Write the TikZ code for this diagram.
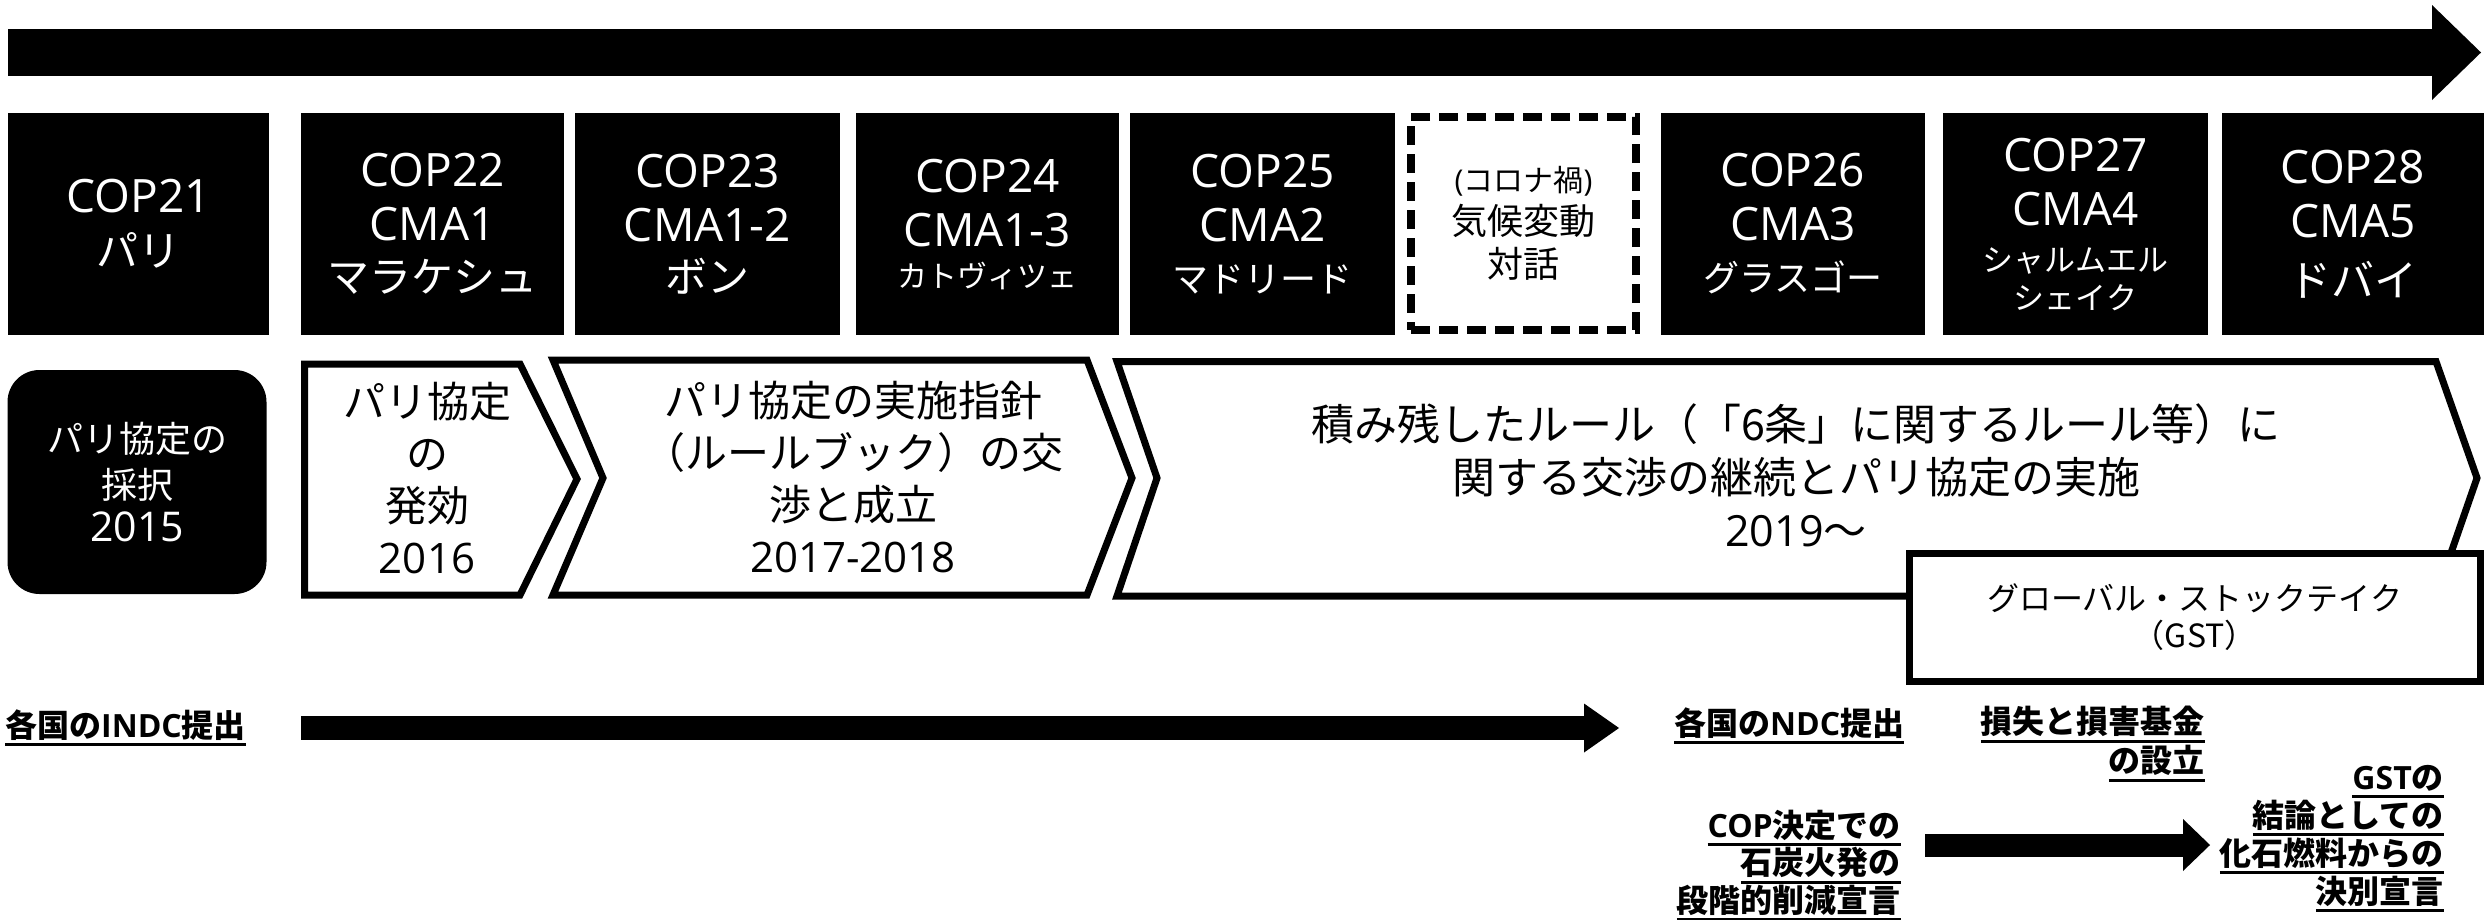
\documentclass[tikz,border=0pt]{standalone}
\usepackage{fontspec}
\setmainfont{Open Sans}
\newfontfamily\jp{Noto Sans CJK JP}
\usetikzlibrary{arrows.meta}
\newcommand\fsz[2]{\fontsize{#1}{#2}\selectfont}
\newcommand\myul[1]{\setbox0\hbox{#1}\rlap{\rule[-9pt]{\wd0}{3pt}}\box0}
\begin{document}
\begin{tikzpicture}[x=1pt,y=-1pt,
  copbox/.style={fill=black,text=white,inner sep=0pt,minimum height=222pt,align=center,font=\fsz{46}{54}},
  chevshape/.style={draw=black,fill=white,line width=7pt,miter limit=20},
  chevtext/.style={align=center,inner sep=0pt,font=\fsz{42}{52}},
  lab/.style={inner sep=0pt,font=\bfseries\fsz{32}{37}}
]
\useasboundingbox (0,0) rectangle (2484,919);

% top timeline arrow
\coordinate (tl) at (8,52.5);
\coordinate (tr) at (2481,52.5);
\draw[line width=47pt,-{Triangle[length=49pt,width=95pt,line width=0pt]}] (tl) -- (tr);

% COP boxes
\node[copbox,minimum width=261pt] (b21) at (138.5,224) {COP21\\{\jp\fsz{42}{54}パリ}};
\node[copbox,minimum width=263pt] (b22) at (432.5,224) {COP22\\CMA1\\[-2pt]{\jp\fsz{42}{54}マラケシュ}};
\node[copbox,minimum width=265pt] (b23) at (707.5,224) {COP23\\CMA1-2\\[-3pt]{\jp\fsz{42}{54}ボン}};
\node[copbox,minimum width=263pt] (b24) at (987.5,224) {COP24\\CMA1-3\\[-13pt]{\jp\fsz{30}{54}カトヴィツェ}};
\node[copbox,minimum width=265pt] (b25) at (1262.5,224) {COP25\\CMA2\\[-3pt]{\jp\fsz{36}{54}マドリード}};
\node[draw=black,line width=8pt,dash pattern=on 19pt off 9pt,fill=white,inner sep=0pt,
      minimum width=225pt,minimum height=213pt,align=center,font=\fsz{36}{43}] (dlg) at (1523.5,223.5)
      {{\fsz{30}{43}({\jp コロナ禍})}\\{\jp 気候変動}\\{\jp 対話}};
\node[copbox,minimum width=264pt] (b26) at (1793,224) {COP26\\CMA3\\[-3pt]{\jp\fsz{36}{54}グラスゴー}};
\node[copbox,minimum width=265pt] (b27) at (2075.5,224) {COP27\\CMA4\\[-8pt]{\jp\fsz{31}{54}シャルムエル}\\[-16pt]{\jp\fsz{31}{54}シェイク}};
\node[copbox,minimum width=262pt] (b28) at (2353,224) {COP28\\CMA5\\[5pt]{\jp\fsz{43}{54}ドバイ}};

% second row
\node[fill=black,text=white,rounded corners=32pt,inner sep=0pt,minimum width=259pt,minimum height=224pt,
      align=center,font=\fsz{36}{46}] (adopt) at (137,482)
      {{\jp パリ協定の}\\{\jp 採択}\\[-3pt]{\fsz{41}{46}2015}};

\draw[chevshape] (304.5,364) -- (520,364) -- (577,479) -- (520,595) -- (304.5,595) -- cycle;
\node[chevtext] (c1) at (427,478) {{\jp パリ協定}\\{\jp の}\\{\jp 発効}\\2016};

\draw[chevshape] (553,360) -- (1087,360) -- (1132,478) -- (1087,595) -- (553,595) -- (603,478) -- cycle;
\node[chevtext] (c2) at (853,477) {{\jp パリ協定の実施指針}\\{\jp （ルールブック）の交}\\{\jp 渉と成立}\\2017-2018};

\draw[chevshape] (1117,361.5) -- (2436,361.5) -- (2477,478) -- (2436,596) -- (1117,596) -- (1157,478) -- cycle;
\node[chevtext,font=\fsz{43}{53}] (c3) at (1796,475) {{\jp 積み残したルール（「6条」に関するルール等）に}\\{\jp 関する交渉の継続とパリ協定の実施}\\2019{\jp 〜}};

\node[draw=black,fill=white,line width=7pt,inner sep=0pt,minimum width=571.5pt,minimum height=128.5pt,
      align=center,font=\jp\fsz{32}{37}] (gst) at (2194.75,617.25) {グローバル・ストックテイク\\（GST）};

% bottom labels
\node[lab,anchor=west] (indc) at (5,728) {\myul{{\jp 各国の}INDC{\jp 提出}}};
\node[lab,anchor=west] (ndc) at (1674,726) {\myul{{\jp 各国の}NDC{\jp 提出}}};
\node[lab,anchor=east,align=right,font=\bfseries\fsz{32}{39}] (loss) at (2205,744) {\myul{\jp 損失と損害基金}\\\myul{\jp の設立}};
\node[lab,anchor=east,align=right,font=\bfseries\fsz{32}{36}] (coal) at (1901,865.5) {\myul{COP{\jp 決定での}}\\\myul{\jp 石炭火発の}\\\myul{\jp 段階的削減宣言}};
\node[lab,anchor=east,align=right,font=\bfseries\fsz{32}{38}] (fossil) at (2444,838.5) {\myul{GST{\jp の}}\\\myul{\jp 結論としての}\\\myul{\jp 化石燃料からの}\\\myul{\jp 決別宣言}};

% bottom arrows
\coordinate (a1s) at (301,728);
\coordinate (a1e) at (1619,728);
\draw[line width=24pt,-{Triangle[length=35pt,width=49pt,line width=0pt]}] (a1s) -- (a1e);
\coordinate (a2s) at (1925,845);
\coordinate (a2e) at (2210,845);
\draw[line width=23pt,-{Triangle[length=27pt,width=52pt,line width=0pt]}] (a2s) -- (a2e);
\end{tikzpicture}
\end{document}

+++++

Go through the material above and print all of it exactly, except the pictures.

Write the TikZ code for this diagram.
\documentclass[tikz,border=0pt]{standalone}
\usepackage{fontspec}
\setmainfont{Open Sans}
\newfontfamily\jp{Noto Sans CJK JP}
\usetikzlibrary{arrows.meta}
\newcommand\fsz[2]{\fontsize{#1}{#2}\selectfont}
\newcommand\myul[1]{\setbox0\hbox{#1}\rlap{\rule[-9pt]{\wd0}{3pt}}\box0}
\begin{document}
\begin{tikzpicture}[x=1pt,y=-1pt,
  copbox/.style={fill=black,text=white,inner sep=0pt,minimum height=222pt,align=center,font=\fsz{46}{54}},
  chevshape/.style={draw=black,fill=white,line width=7pt,miter limit=20},
  chevtext/.style={align=center,inner sep=0pt,font=\fsz{42}{52}},
  lab/.style={inner sep=0pt,font=\bfseries\fsz{32}{37}}
]
\useasboundingbox (0,0) rectangle (2484,919);

% top timeline arrow
\coordinate (tl) at (8,52.5);
\coordinate (tr) at (2481,52.5);
\draw[line width=47pt,-{Triangle[length=49pt,width=95pt,line width=0pt]}] (tl) -- (tr);

% COP boxes
\node[copbox,minimum width=261pt] (b21) at (138.5,224) {COP21\\{\jp\fsz{42}{54}パリ}};
\node[copbox,minimum width=263pt] (b22) at (432.5,224) {COP22\\CMA1\\[-2pt]{\jp\fsz{42}{54}マラケシュ}};
\node[copbox,minimum width=265pt] (b23) at (707.5,224) {COP23\\CMA1-2\\[-3pt]{\jp\fsz{42}{54}ボン}};
\node[copbox,minimum width=263pt] (b24) at (987.5,224) {COP24\\CMA1-3\\[-13pt]{\jp\fsz{30}{54}カトヴィツェ}};
\node[copbox,minimum width=265pt] (b25) at (1262.5,224) {COP25\\CMA2\\[-3pt]{\jp\fsz{36}{54}マドリード}};
\node[draw=black,line width=8pt,dash pattern=on 19pt off 9pt,fill=white,inner sep=0pt,
      minimum width=225pt,minimum height=213pt,align=center,font=\fsz{36}{43}] (dlg) at (1523.5,223.5)
      {{\fsz{30}{43}({\jp コロナ禍})}\\{\jp 気候変動}\\{\jp 対話}};
\node[copbox,minimum width=264pt] (b26) at (1793,224) {COP26\\CMA3\\[-3pt]{\jp\fsz{36}{54}グラスゴー}};
\node[copbox,minimum width=265pt] (b27) at (2075.5,224) {COP27\\CMA4\\[-8pt]{\jp\fsz{31}{54}シャルムエル}\\[-16pt]{\jp\fsz{31}{54}シェイク}};
\node[copbox,minimum width=262pt] (b28) at (2353,224) {COP28\\CMA5\\[5pt]{\jp\fsz{43}{54}ドバイ}};

% second row
\node[fill=black,text=white,rounded corners=32pt,inner sep=0pt,minimum width=259pt,minimum height=224pt,
      align=center,font=\fsz{36}{46}] (adopt) at (137,482)
      {{\jp パリ協定の}\\{\jp 採択}\\[-3pt]{\fsz{41}{46}2015}};

\draw[chevshape] (304.5,364) -- (520,364) -- (577,479) -- (520,595) -- (304.5,595) -- cycle;
\node[chevtext] (c1) at (427,478) {{\jp パリ協定}\\{\jp の}\\{\jp 発効}\\2016};

\draw[chevshape] (553,360) -- (1087,360) -- (1132,478) -- (1087,595) -- (553,595) -- (603,478) -- cycle;
\node[chevtext] (c2) at (853,477) {{\jp パリ協定の実施指針}\\{\jp （ルールブック）の交}\\{\jp 渉と成立}\\2017-2018};

\draw[chevshape] (1117,361.5) -- (2436,361.5) -- (2477,478) -- (2436,596) -- (1117,596) -- (1157,478) -- cycle;
\node[chevtext,font=\fsz{43}{53}] (c3) at (1796,475) {{\jp 積み残したルール（「6条」に関するルール等）に}\\{\jp 関する交渉の継続とパリ協定の実施}\\2019{\jp 〜}};

\node[draw=black,fill=white,line width=7pt,inner sep=0pt,minimum width=571.5pt,minimum height=128.5pt,
      align=center,font=\jp\fsz{32}{37}] (gst) at (2194.75,617.25) {グローバル・ストックテイク\\（GST）};

% bottom labels
\node[lab,anchor=west] (indc) at (5,728) {\myul{{\jp 各国の}INDC{\jp 提出}}};
\node[lab,anchor=west] (ndc) at (1674,726) {\myul{{\jp 各国の}NDC{\jp 提出}}};
\node[lab,anchor=east,align=right,font=\bfseries\fsz{32}{39}] (loss) at (2205,744) {\myul{\jp 損失と損害基金}\\\myul{\jp の設立}};
\node[lab,anchor=east,align=right,font=\bfseries\fsz{32}{36}] (coal) at (1901,865.5) {\myul{COP{\jp 決定での}}\\\myul{\jp 石炭火発の}\\\myul{\jp 段階的削減宣言}};
\node[lab,anchor=east,align=right,font=\bfseries\fsz{32}{38}] (fossil) at (2444,838.5) {\myul{GST{\jp の}}\\\myul{\jp 結論としての}\\\myul{\jp 化石燃料からの}\\\myul{\jp 決別宣言}};

% bottom arrows
\coordinate (a1s) at (301,728);
\coordinate (a1e) at (1619,728);
\draw[line width=24pt,-{Triangle[length=35pt,width=49pt,line width=0pt]}] (a1s) -- (a1e);
\coordinate (a2s) at (1925,845);
\coordinate (a2e) at (2210,845);
\draw[line width=23pt,-{Triangle[length=27pt,width=52pt,line width=0pt]}] (a2s) -- (a2e);
\end{tikzpicture}
\end{document}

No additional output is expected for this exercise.